Ben and Emma receive a monthly contract payment per kg MS based on 85% of the expected milk production with a washup payment made at the end of the season.
“It means we know what our income is each month so it makes it easier to budget and we’ve also got income over the winter months. That was important in the first season when you’ve got to pay staff and have outgoings over those first couple of months but would otherwise have no income.”
They share in the good times with a one-off payment of $10,000 if payout exceeds $6/kg MS. That’s paid in the season following, providing they’ve renewed their annual contract and remain on the farm.
But they’re protected if something untoward happens to affect production too, with a guaranteed minimum return in the contract.
The nature of the contract means they share in more of the expense side of the budget than a straight contract milking rate.
“We basically provide everything that moves – tractors, wagons, bikes and people.”
But they also pay 20% of several costs.
“The nitrogen costs payment has been reviewed and next year we’ll just pay the full cost of spreading it rather than any portion of the fertiliser.
“DHL has years of data on what these farms cost to run and what they produce and they’re always analysing and reviewing that so you’re going in with a lot of data.
“The contract is very transparent – it’s all laid out so there’s no surprises – just how the season goes and – well, that can bring its own challenges and that’s the risk you take in being a contract milker.”
Ben says the major drawcard on the contract is the ability to rear youngstock for sale or to rear them and lease them back in to the herd.
“Our aim is to make a profit – an EBIT (earnings before interest and tax) of $45,000 out of the cash returns on our business but we haven’t quite cracked that yet.
“The equity we can make from the stock side – that’s what we’re about to see coming in now and that’s the other bit of the puzzle – it makes the whole picture.
“We have 70 R2s (rising two-year-old) with the bull at the moment that we’ve reared and next season we’ll get a lease return from them to add to the income side of our budget.
They get 100% of the bobby calf return and have also reared 40 Jersey bull calves this season for external sale.
The R2s will owe them about $700 each by the time they come into the herd.
Ben and Emma have paid rearing costs that include DHL’s grazing charges once calves get to weaning weights.
DHL has its own grazing properties with no stock bought-in from outside the operation.
“So we make some cash income from the calves we sell, build equity in the value of the R2s and cows as
they go into the herd plus we get the cash income from their lease.”
“That’s what will help make us bankable with whatever we do next.”
The couple came upon the DHL job through a connection with DHL supervisor Mick O’Connor.
“It’s very important to be aligned with who you’re working for and with. Running a system one system might not be for everyone but we talked a lot to Mick and really worked at understanding everything about the contract and the farm before we signed up.”

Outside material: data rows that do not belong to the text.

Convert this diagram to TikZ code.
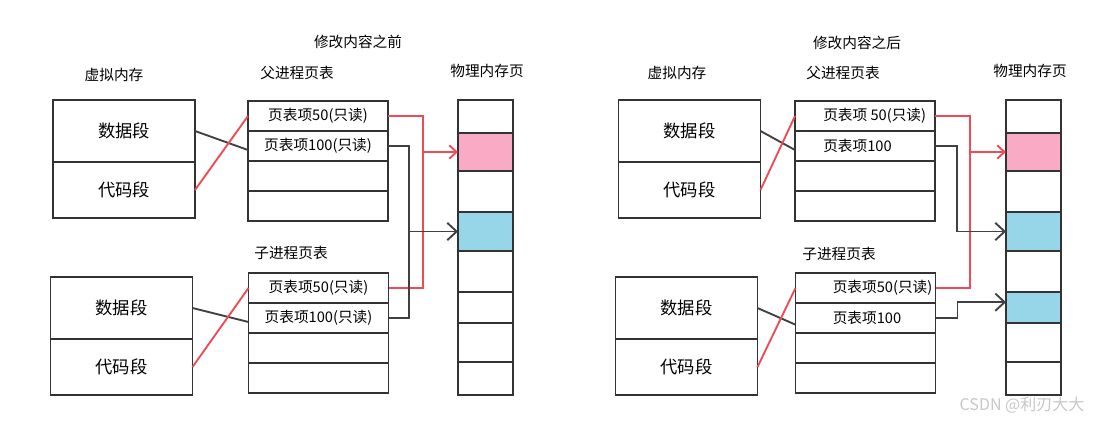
\documentclass[tikz,border=0pt]{standalone}
\usepackage{fontspec}
\setmainfont{Noto Sans CJK SC}
\usetikzlibrary{positioning, arrows.meta}
\definecolor{pagepink}{HTML}{F9AAC4}
\definecolor{pageblue}{HTML}{97D5E8}
\definecolor{cowred}{HTML}{EE4B55}

\begin{document}
\begin{tikzpicture}[x=0.75pt, y=-0.75pt,
        seg/.style={
            rectangle, draw=black!80, line width=1.3pt, outer sep=0pt,
            minimum width=106.5pt, minimum height=46.5pt,
            font=\fontsize{13}{15}\selectfont
        },
        pte/.style={
            rectangle, draw=black!80, line width=1.3pt, outer sep=0pt,
            minimum width=105pt, minimum height=22.5pt, inner sep=0pt,
            font=\fontsize{11}{13}\selectfont
        },
        cell/.style={rectangle, draw=black!80, line width=1.3pt, outer sep=0pt, minimum width=41.25pt, inner sep=0pt},
        head/.style={font=\fontsize{11}{13}\selectfont},
        entry/.style={inner sep=0pt, font=\fontsize{11}{13}\selectfont},
        blk/.style={draw=black!75, line width=1.4pt},
        redlink/.style={draw=cowred, line width=1.4pt},
        blkarrow/.style={blk, -{Straight Barb[length=7pt, width=13pt]}},
        redarrow/.style={redlink, -{Straight Barb[length=5.5pt, width=10pt]}}
    ]
        \useasboundingbox (0,0) rectangle (1111,425);

        % before the change
        \node[head] (titleL) at (358,42) {修改内容之前};
        \node[head] (vmL) at (114,75) {虚拟内存};
        \node[head] (ppL) at (297,73) {父进程页表};
        \node[head] (phL) at (487,71) {物理内存页};
        \node[head] (cpL) at (291,253) {子进程页表};

        \node[seg, anchor=north] (vLd) at (124,100) {数据段};
        \node[seg, below=0pt of vLd, minimum height=42pt] (vLc) {代码段};
        \node[seg, anchor=north] (vLd2) at (121.5,277) {数据段};
        \node[seg, below=0pt of vLd2, minimum height=42pt] (vLc2) {代码段};

        \node[pte, anchor=north] (pLr1) at (318,101) {页表项50(只读)};
        \node[pte, below=0pt of pLr1] (pLr2) {页表项100(只读)};
        \node[pte, below=0pt of pLr2] (pLr3) {};
        \node[pte, below=0pt of pLr3] (pLr4) {};

        \node[pte, anchor=north] (cLr1) at (318.5,273) {页表项50(只读)};
        \node[pte, below=0pt of cLr1] (cLr2) {页表项100(只读)};
        \node[pte, below=0pt of cLr2] (cLr3) {};
        \node[pte, below=0pt of cLr3] (cLr4) {};

        \foreach \t/\b/\c [count=\i] in {100/133/white, 133/171/pagepink, 171/212/white, 212/251/pageblue,
                                        251/292/white, 292/323/white, 323/362/white, 362/395/white}
            \node[cell, fill=\c, minimum height={(\b-\t)*0.75pt}] (mL\i) at (485.5,{(\t+\b)/2}) {};

        \draw[blk] (vLd.east) -- ([yshift=-3pt]pLr2.west);
        \draw[redlink] (vLc.east) -- (pLr1.west);
        \draw[blk] (vLd2.east) -- ([yshift=-3pt]cLr2.west);
        \draw[redlink] (vLc2.east) -- (cLr1.west);

        \coordinate (lred) at ([xshift=26.25pt]pLr1.east);
        \coordinate (lblk) at ([xshift=15.75pt]pLr2.east);
        \draw[redlink] (pLr1.east) -- (lred) |- (cLr1.east);
        \draw[redarrow] (lred |- mL2.west) -- (mL2.west);
        \draw[blk] (pLr2.east) -- (lblk) |- (cLr2.east);
        \draw[blkarrow] (lblk |- mL4.west) -- (mL4.west);

        % after the change
        \node[head] (titleR) at (857,43) {修改内容之后};
        \node[head] (vmR) at (677,73) {虚拟内存};
        \node[head] (ppR) at (843,73) {父进程页表};
        \node[head] (phR) at (1030,71) {物理内存页};
        \node[head] (cpR) at (839,254) {子进程页表};

        \node[seg, anchor=north] (vRd) at (689.5,100) {数据段};
        \node[seg, below=0pt of vRd, minimum height=42pt] (vRc) {代码段};
        \node[seg, anchor=north] (vRd2) at (686.5,277) {数据段};
        \node[seg, below=0pt of vRd2, minimum height=42pt] (vRc2) {代码段};

        \node[pte, anchor=north] (pRr1) at (865,101) {};
        \node[pte, below=0pt of pRr1] (pRr2) {};
        \node[pte, below=0pt of pRr2] (pRr3) {};
        \node[pte, below=0pt of pRr3] (pRr4) {};
        \node[entry, right=21pt of pRr1.west] (pRt1) {页表项 50(只读)};
        \node[entry, right=21pt of pRr2.west] (pRt2) {页表项100};

        \node[pte, anchor=north] (cRr1) at (865.5,273) {};
        \node[pte, below=0pt of cRr1] (cRr2) {};
        \node[pte, below=0pt of cRr2] (cRr3) {};
        \node[pte, below=0pt of cRr3] (cRr4) {};
        \node[entry, right=27.75pt of cRr1.west] (cRt1) {页表项50(只读)};
        \node[entry, right=27.75pt of cRr2.west] (cRt2) {页表项100};

        \foreach \t/\b/\c [count=\i] in {100/133/white, 133/171/pagepink, 171/212/white, 212/251/pageblue,
                                        251/292/white, 292/323/pageblue, 323/362/white, 362/395/white}
            \node[cell, fill=\c, minimum height={(\b-\t)*0.75pt}] (mR\i) at (1033.5,{(\t+\b)/2}) {};

        \draw[blk] (vRd.east) -- ([yshift=-3pt]pRr2.west);
        \draw[redlink] (vRc.east) -- (pRr1.west);
        \draw[blk] (vRd2.east) -- ([yshift=-5pt]cRr2.west);
        \draw[redlink] (vRc2.east) -- (cRr1.west);

        \coordinate (rred) at ([xshift=26.25pt]pRr1.east);
        \coordinate (rblk) at ([xshift=16.5pt]pRr2.east);
        \coordinate (rblk2) at ([xshift=16.5pt]cRr2.east);
        \draw[redlink] (pRr1.east) -- (rred) |- (cRr1.east);
        \draw[redarrow] (rred |- mR2.west) -- (mR2.west);
        \draw[blkarrow] (pRr2.east) -- (rblk) |- (mR4.west);
        \draw[blkarrow] (cRr2.east) -- (rblk2) |- ([yshift=4pt]mR6.west);

        \node[font=\fontsize{12}{14}\selectfont, text=black!22] (mark) at (1022,405) {CSDN @利刃大大};
    \end{tikzpicture}
\end{document}
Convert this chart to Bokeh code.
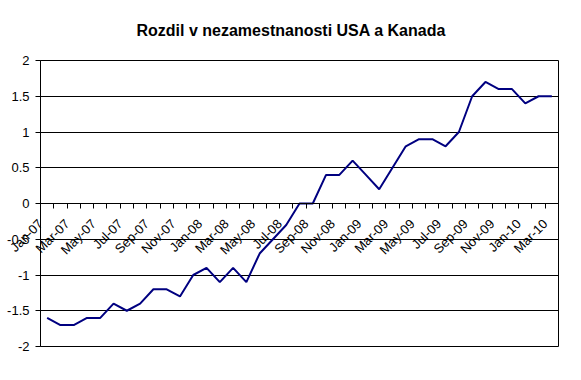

There had been some tough times last season with Mycoplasma bovis testing due to a long-gone but suspected tracer animal having been on the farm.
They were all clear but the timing meant they couldn’t send calves or culls off and while there was supplement from MPI to compensate, they were down on production and there was a lot of added stress. Last season’s mating went very well though – they increased the six-week in-calf rate by 14% to 78% and dropped the empty rate from 18% to 8%.
“I had hoped the extra cows calving earlier this year would have meant a good increase in milk but the season has been terrible for growing grass.”
The dull, dreary and unseasonal wet days have meant lower irrigation costs though.
“There’s usually a positive for everything somewhere,” Ben says.
He’s had two staff move on since spring – both for progression but it’s meant like most farmers staffing has been stressful too this season and the workload’s been high on those left.
“We’re saving on wages too, I guess, but becoming an employer and taking on the staffing side of it isn’t to be underestimated when you’re thinking about going contract milking.
“It’s a massive part of it.”
There’s increased office time in managing payroll – something Emma does using Smartly – formerly SmartPayroll and then there’s the financial aspects of running your own business – paying GST, managing accounts and monitoring the budget.
They use Xero for their accounts and Ben admits he’s not a great fan of sitting down at the computer.
“When you’re a farm manager you’ve got the farm owner to fall back on but when you’re a contract milker the staff side of it – it’s all on you.
“You’ve got to manage different personalities and make sure people can work together.”
Ben’s a people person and doesn’t have difficulty communicating and says he learned a lot about treating people well from his former employers Graham and Adele Wells when he was a farm manager.
“It’s about taking an interest in people – they’re not just there to milk the cows.”
Making people feel comfortable and valued is important and it’s something he’s good at with one of his employees nominating him for a monthly DHL award because he’d made them feel like part of the family. Over time the couple’s goals are changing and where they once thought herd owning sharemilking would be the next step, they’re contemplating other options now. The birth of their first child Beauden in October has given them a new perspective.
“We’re not closing ourselves off to any options – the sky is the limit for us and we can go as far as fast as we like or take it a bit more slowly and get some balance back.”
That’s the beauty of the options within dairying, he says.